Seven Intellectuals borrows its theme from a Chinese legend, ‘Seven Sages of the Bamboo Grove’. During the third century, a group of rebellious Taoist Qingtan scholars, writers, and musicians rejected Confucianism and public service, instead devoting themselves to the arts of conversation, poetry, and music, and the pleasures of food and wine. Yang’s video is epic—over five hours long; he produced one installment each year for five years. Some parts take place in the country, others in the city. Instead of a clear narrative, it offers beautifully filmed vignettes at a languid pace. Seven Intellectuals plays on familiar binaries: male and female, the individual and society, past and present, lived reality and the possibility of utopia, and style and substance. Robert Storr described it as ‘a meditation on longing—for a place, an intimate circle, a link to tradition, a transcendent purpose’.

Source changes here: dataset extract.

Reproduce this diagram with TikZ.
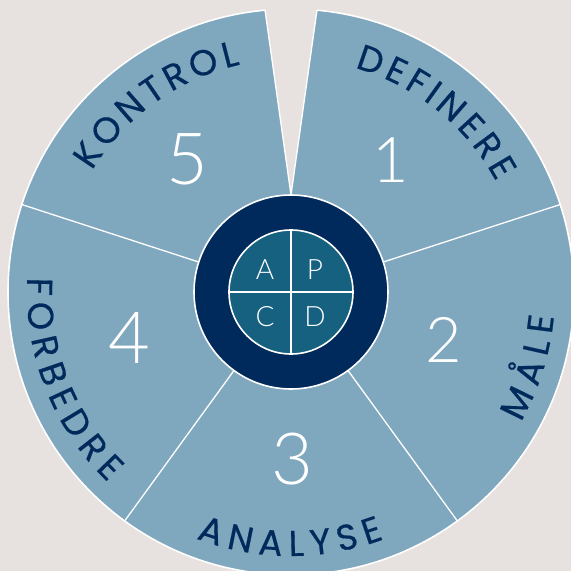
\documentclass[tikz,border=0pt]{standalone}
\usepackage{fontspec}
\newfontfamily\labelfont[FakeBold=0.4]{Poppins}
\newfontfamily\digitfont{Lato Light}
\definecolor{bgc}{RGB}{231,226,224}
\definecolor{sectc}{RGB}{127,168,191}
\definecolor{navyc}{RGB}{1,42,92}
\definecolor{tealc}{RGB}{23,97,128}
\newcommand\lblfont{\labelfont\fontsize{36}{36}\selectfont}
\newcommand\measureletter[1]{%
  \setbox0\hbox{\lblfont #1}%
  \expandafter\xdef\csname lw@#1\endcsname{\the\wd0}}
\AtBeginDocument{%
  \measureletter{A}\measureletter{B}\measureletter{D}\measureletter{E}%
  \measureletter{F}\measureletter{I}\measureletter{K}\measureletter{L}%
  \measureletter{M}\measureletter{N}\measureletter{O}\measureletter{R}%
  \measureletter{S}\measureletter{T}\measureletter{Y}\measureletter{Å}}
\newcommand\arclabel[6]{% #1 name, #2 baseline radius, #3 mid angle, #4 dir, #5 tracking, #6 letters
  \gdef\acctot{0}%
  \foreach \c in {#6}{%
    \edef\cw{\csname lw@\c\endcsname}%
    \pgfmathparse{\acctot+\cw+#5}%
    \xdef\acctot{\pgfmathresult}%
  }%
  \pgfmathparse{\acctot-#5}\xdef\acctot{\pgfmathresult}%
  \gdef\accpos{0}%
  \foreach \c [count=\i] in {#6}{%
    \edef\cw{\csname lw@\c\endcsname}%
    \pgfmathsetmacro\ang{#3-(#4)*(\accpos+\cw/2-\acctot/2)/(#2)*180/pi}%
    \pgfmathsetmacro\rot{\ang-(#4)*90}%
    \node[lbl,rotate=\rot] (#1-\i) at (\ang:#2) {\c};
    \pgfmathparse{\accpos+\cw+#5}\xdef\accpos{\pgfmathresult}%
  }%
}
\begin{document}
\begin{tikzpicture}[x=1pt,y=1pt,
  lbl/.style={font=\lblfont,text=navyc,anchor=base,inner sep=0pt},
  digit/.style={font=\digitfont\fontsize{72}{72}\selectfont,text=white,inner sep=0pt},
  digitsm/.style={font=\digitfont\fontsize{63}{63}\selectfont,text=white,inner sep=0pt},
  quad/.style={font=\digitfont\fontsize{28}{28}\selectfont,text=white,inner sep=0pt},
  wline/.style={draw=white,line width=1.3pt}]
% background
\fill[bgc] (-291,-279) rectangle (280,292);
\useasboundingbox (-291,-279) rectangle (280,292);
% main disk
\fill[sectc] (0,0) circle[radius=283];
\draw[wline,line width=1.6pt] (0,0) circle[radius=283];
% gap at top
\coordinate (apex) at (0,97);
\coordinate (gl) at (-26,282);
\coordinate (gr) at (26,282);
\fill[bgc] (apex) -- (-34,340) -- (34,340) -- cycle;
\draw[wline] (gl) -- (apex) -- (gr);
% dividers
\foreach \a in {18,162,234,306}
  \draw[wline] (\a:96) -- (\a:283);
% rings
\node[circle,fill=navyc,draw=white,line width=1.6pt,minimum size=194pt,inner sep=0pt] (ring) at (0,0) {};
\node[circle,fill=tealc,draw=white,line width=1.6pt,minimum size=124pt,inner sep=0pt] (core) at (0,0) {};
\draw[wline,line width=1.6pt] (core.north) -- (core.south);
\draw[wline,line width=1.6pt] (core.west) -- (core.east);
\node[quad] (qa) at (-26,22) {A};
\node[quad] (qp) at (24,22) {P};
\node[quad] (qc) at (-26,-25) {C};
\node[quad] (qd) at (24,-25) {D};
% numbers
\node[digitsm] (n1) at (100,131.5) {1};
\node[digitsm] (n2) at (153,-48) {2};
\node[digit] (n3) at (1,-167) {3};
\node[digit] (n4) at (-162,-46) {4};
\node[digit] (n5) at (-104,133) {5};
% labels
\arclabel{kontrol}{233}{125.6}{1}{4.5}{K,O,N,T,R,O,L}
\arclabel{definere}{233}{51.2}{1}{4.5}{D,E,F,I,N,E,R,E}
\arclabel{maale}{264}{-17.4}{-1}{7.5}{M,Å,L,E}
\arclabel{analyse}{264}{-90.2}{-1}{7}{A,N,A,L,Y,S,E}
\arclabel{forbedre}{264}{201.5}{-1}{7.5}{F,O,R,B,E,D,R,E}
\end{tikzpicture}
\end{document}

No Snow on the Broken Bridge (2006) expands on this enquiry. The title refers to a scenic vista, ‘Lingering Snow on the Broken Bridge’, a famous view of the West Lake, where the video was shot. Eight screens are arranged in an arc so that viewers feel surrounded by the imagery. The video features four men in traditional Chinese attire and four in Western suits; there are four women, sometimes dressed as men in suits, but mostly in exquisite cheongsams and luxurious fur stoles. Characters move from screen to screen as they traverse the banks of the lake and the lake itself. Yang writes: ‘As winter fades from them, they yearn to catch one last vestige of the Broken Bridge: the memory of translucent, languid snow.’ One one screen, we might see rippling water or a swaying tree budding with the season’s first flowers; on another, the four girls running down the cobblestone bridge, tickling each other and laughing; on another, the four men stalking through the woods. The viewer scans the images, trying to link them as a narrative.
As John McDonald explains: ‘By substituting “no snow” for “lingering snow”, Yang is stressing the claims of realism over romanticism. His characters may be hoping for a last glimpse of winter’s beauty but that yearning is at odds with the world they inhabit on a day-to-day basis, symbolised by their formal dresses, suits and ties. This is also a comment on the decay of age-old Chinese traditions, fast disappearing in a globalised market-driven economy. The paradox and the power of Yang’s work lies in the fact that he presents the viewer with a series of extraordinarily beautiful images, even while he implies that such experiences are increasingly marginalised and irrelevant. He is torn between realism and romanticism, between pragmatism and nostalgia.’